Over 30 people are on trial for the systematic abuse of residents at an asylum centre after a photo of a security guard standing on a restrained resident’s neck was leaked.A major trial with over 30 defendants being charged with deprivation of liberty, coercion and grievous bodily harm has begun in Siegen in the western German state of North Rhine-Westphalia on Thursday.Local media have called it one of the largest legal cases in post-war German history.

Over 30 security guards from private security company SKI and employees of the asylum centre “European Homecare” in Burbach in North Rhine-Westphalia were allegedly involved in the systematic abuse, humiliation and beating of residents between late 2013 and September 2014.

A total of 54 charges have been pressed against the defendants.

According to the 155-page indictment, residents were taken to a so-called “problem room,” which was room number 123, if they were trouble in the eyes of the guards.

In there, they were allegedly repeatedly hit in the head, stomach and ribs and sprayed in the eyes with pepper spray. To keep them inside, the defendants allegedly removed the door handle and kept the residents in the room for up to three days without allowing them to use the toilet.

A video filmed by an alleged accomplice was reportedly leaked to a journalist who then reported the case to police.

A photo of one guard with his foot on the neck of a resident lying on the floor with his hands restrained also emerged at the time.

A defendant identified only as Steven K., 33, claimed the guards were sometimes outnumbered six to 1,000 by the residents.

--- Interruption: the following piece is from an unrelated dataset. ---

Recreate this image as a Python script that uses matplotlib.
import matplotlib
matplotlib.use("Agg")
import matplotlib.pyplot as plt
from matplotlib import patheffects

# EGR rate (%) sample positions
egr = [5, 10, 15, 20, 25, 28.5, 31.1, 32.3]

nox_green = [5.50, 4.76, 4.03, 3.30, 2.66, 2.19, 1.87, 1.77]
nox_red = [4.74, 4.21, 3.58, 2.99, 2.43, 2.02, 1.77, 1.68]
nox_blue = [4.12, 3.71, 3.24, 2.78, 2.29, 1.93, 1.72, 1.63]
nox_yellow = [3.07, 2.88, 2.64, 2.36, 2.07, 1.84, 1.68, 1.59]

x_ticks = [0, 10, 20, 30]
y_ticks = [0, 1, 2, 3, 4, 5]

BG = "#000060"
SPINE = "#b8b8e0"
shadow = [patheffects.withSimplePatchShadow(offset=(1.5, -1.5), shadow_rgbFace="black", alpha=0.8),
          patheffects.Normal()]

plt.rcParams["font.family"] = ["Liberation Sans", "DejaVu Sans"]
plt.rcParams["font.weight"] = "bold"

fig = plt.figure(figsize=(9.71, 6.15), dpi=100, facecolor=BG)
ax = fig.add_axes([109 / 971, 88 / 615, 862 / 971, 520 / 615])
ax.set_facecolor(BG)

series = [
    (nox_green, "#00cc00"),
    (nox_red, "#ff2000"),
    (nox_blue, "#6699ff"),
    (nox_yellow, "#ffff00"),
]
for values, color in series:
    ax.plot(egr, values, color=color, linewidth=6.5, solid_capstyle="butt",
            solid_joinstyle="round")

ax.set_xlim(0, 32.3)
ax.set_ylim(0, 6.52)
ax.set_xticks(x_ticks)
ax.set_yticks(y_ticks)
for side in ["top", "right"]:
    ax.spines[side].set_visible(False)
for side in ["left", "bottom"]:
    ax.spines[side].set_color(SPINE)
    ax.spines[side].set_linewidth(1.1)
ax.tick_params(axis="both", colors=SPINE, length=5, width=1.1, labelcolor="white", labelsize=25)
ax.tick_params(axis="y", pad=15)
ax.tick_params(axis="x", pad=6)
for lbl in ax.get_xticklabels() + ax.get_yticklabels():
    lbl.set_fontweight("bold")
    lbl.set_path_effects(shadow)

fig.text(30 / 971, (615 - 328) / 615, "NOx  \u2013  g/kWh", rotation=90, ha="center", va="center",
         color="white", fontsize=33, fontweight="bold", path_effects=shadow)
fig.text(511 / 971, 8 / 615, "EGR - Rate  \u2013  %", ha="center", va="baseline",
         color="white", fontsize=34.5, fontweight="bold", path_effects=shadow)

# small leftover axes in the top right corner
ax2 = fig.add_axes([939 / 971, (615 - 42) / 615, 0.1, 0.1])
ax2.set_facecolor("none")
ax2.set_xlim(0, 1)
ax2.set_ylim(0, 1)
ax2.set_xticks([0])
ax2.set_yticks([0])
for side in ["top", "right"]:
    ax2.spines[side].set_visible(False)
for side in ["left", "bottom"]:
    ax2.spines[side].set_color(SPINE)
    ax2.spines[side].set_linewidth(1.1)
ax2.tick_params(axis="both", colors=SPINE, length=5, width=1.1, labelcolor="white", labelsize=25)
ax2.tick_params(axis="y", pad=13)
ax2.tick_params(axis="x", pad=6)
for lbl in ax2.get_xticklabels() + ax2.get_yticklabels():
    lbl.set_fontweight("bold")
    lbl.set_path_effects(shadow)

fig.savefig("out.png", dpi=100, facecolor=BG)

He said the guards were “simply left” to themselves and were “completely overwhelmed”.

According to him, even police deployed with up to 30 squad cars would decide to wait for back-up when called for incidents.

Lawyer Andreas Trode, representing one of the victims, saw the case as clear cut: “This was an inhumane system, the guards abused their supposed power and established an arbitrary and brutal punishment system.”

Defence lawyer Christopher Posch said it remains to be seen which allegations could be proved and that the responsibility also has to be clarified as “all of that happened under the supervision of the authorities”.

Another trial against a further eight defendants, including European Homecare’s manager at the time, identified only as Ricardo S., is to take place separately due to the defendants partially confessing or not being able to attend the current trial due to illness.